The event will see around 500 dignitaries from around the world descend on London for the Queen’s state funeral.

Invitations have not been sent to Russia, Belarus or Myanmar, while Iran will only be represented at an ambassadorial level, Whitehall sources have said.

How many jewels are in the Imperial State Crown placed on top of the coffin?

The crown is made of gold and set with 2,868 diamonds, 17 sapphires, 11 emeralds, 269 pearls, and four rubies.

How many people queued to see the Queen Mother lying in state?

An estimated 200,000 people turned out to pay their respects over three days to the Queen Mother in 2002 – the last person to lie in state in the UK. The funeral itself had 2,200 guests.

Mourners filing past the coffin of the Queen Mother
Mourners filing past the coffin of the Queen Mother (Phil Noble/PA)

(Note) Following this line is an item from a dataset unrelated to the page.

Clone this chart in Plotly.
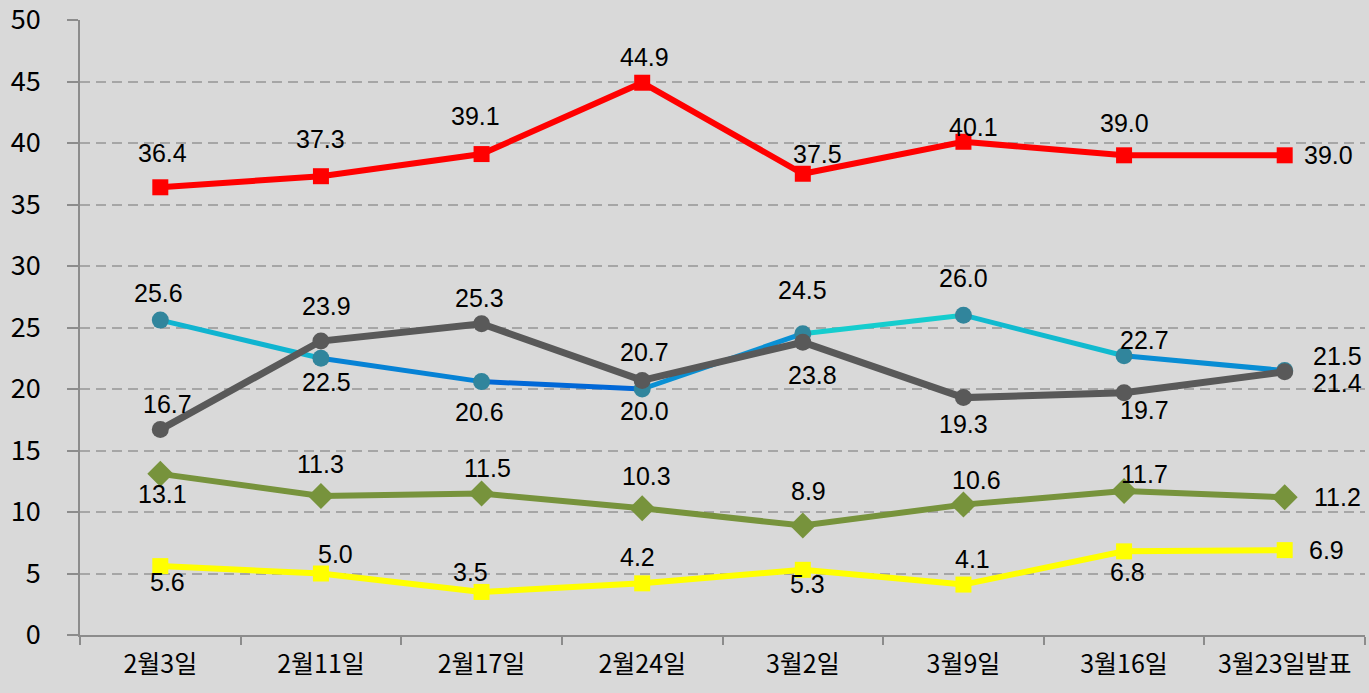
import plotly.graph_objects as go

categories = ["2월3일", "2월11일", "2월17일", "2월24일", "3월2일", "3월9일", "3월16일", "3월23일발표"]
red_vals = [36.4, 37.3, 39.1, 44.9, 37.5, 40.1, 39.0, 39.0]
blue_vals = [25.6, 22.5, 20.6, 20.0, 24.5, 26.0, 22.7, 21.5]
gray_vals = [16.7, 23.9, 25.3, 20.7, 23.8, 19.3, 19.7, 21.4]
green_vals = [13.1, 11.3, 11.5, 10.3, 8.9, 10.6, 11.7, 11.2]
yellow_vals = [5.6, 5.0, 3.5, 4.2, 5.3, 4.1, 6.8, 6.9]
y_ticks = list(range(0, 55, 5))

# label offsets in pixels (dx, dy up) -- styling only
red_off = [(2, 34), (0, 37), (-6, 38), (2, 26), (15, 20), (10, 15), (0, 32), (44, 0)]
blue_off = [(-2, 27), (6, -24), (-2, -30), (2, -22), (0, 44), (0, 37), (20, 16), (53, 15)]
gray_off = [(7, 26), (6, 35), (-2, 26), (2, 28), (10, -33), (0, -26), (20, -17), (53, -11)]
green_off = [(2, -20), (0, 32), (6, 26), (4, 32), (6, 35), (13, 25), (20, 17), (53, 0)]
yellow_off = [(7, -16), (15, 20), (-11, 20), (-5, 26), (5, -14), (9, 26), (3, -21), (42, 0)]

BG = "#d9d9d9"
LABEL_FONT = dict(family="Liberation Sans, Arial", size=25, color="#000000")

fig = go.Figure()


def lerp_color(c1, c2, t):
    t = max(0.0, min(1.0, t))
    a = [int(c1[i:i + 2], 16) for i in (1, 3, 5)]
    b = [int(c2[i:i + 2], 16) for i in (1, 3, 5)]
    return "#%02x%02x%02x" % tuple(round(a[k] + (b[k] - a[k]) * t) for k in range(3))


# blue series: segment colors follow vertical gradient (blue low -> cyan high)
for i in range(len(categories) - 1):
    mean = (blue_vals[i] + blue_vals[i + 1]) / 2
    col = lerp_color("#0062d8", "#18dccc", (mean - 20.0) / 6.0)
    fig.add_trace(go.Scatter(x=categories[i:i + 2], y=blue_vals[i:i + 2], mode="lines",
                             line=dict(color=col, width=5), showlegend=False, hoverinfo="skip",
                             cliponaxis=False))
fig.add_trace(go.Scatter(x=categories, y=blue_vals, mode="markers",
                         marker=dict(symbol="circle", size=17, color="#31859c"), showlegend=False))

fig.add_trace(go.Scatter(x=categories, y=gray_vals, mode="lines+markers",
                         line=dict(color="#595959", width=7),
                         marker=dict(symbol="circle", size=17, color="#595959"), showlegend=False))
fig.add_trace(go.Scatter(x=categories, y=green_vals, mode="lines+markers",
                         line=dict(color="#77933c", width=6),
                         marker=dict(symbol="diamond", size=20, color="#77933c"), showlegend=False))
fig.add_trace(go.Scatter(x=categories, y=yellow_vals, mode="lines+markers",
                         line=dict(color="#ffff00", width=6),
                         marker=dict(symbol="square", size=16, color="#ffff00"), showlegend=False))
fig.add_trace(go.Scatter(x=categories, y=red_vals, mode="lines+markers",
                         line=dict(color="#ff0000", width=6),
                         marker=dict(symbol="square", size=16, color="#ff0000"), showlegend=False))

annotations = []
for vals, offs in [(red_vals, red_off), (blue_vals, blue_off), (gray_vals, gray_off),
                   (green_vals, green_off), (yellow_vals, yellow_off)]:
    for c, v, (dx, dy) in zip(categories, vals, offs):
        annotations.append(dict(x=c, y=v, text=f"{v:.1f}", showarrow=False,
                                xshift=dx, yshift=dy, font=LABEL_FONT,
                                xanchor="center", yanchor="middle"))

fig.update_layout(
    width=1369, height=693,
    margin=dict(l=80, r=4, t=20, b=58, autoexpand=False),
    paper_bgcolor=BG, plot_bgcolor=BG,
    annotations=annotations,
    showlegend=False,
)
fig.update_xaxes(
    type="category", range=[-0.5, 7.5], tickson="boundaries",
    ticks="outside", ticklen=8, tickwidth=1.5, tickcolor="#8c8c8c",
    showline=True, linecolor="#8c8c8c", linewidth=1.5,
    showgrid=False, zeroline=False, automargin=False,
    tickfont=dict(family="Noto Sans CJK KR", size=25, color="#000000"),
    ticklabelstandoff=6,
)
fig.update_yaxes(
    range=[0, 50], tickvals=y_ticks,
    ticks="outside", ticklen=11, tickwidth=1.5, tickcolor="#8c8c8c",
    showline=True, linecolor="#8c8c8c", linewidth=1.5,
    showgrid=True, gridcolor="#a6a6a6", gridwidth=1.5, griddash="10px,6px",
    zeroline=False, automargin=False, ticklabeloverflow="allow",
    tickfont=dict(family="Noto Sans CJK KR", size=27, color="#000000"),
    ticklabelstandoff=21,
)

fig.write_html("out.html", config={"displayModeBar": False},
               post_script="document.body.style.margin='0';document.body.style.background='#d9d9d9';")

At their longest, queues stretched across Lambeth Bridge and all the way along the South Bank to Southwark Cathedral, with people being warned to expect a wait of up to 12 hours at peak times.

How much did the Queen Mother’s funeral cost?

The Queen Mother’s funeral arrangements cost more than £5.4 million.

Policing costs amounted to £4.3 million and the Queen Mother’s lying in state came to £825,000, according to a House of Commons research briefing paper.

How long is the royal period of mourning?

In his televised address to the nation the day after the Queen’s death, King Charles III gave the order that a period of “Royal Mourning” would be observed from then (Friday September 9) until seven days after her funeral.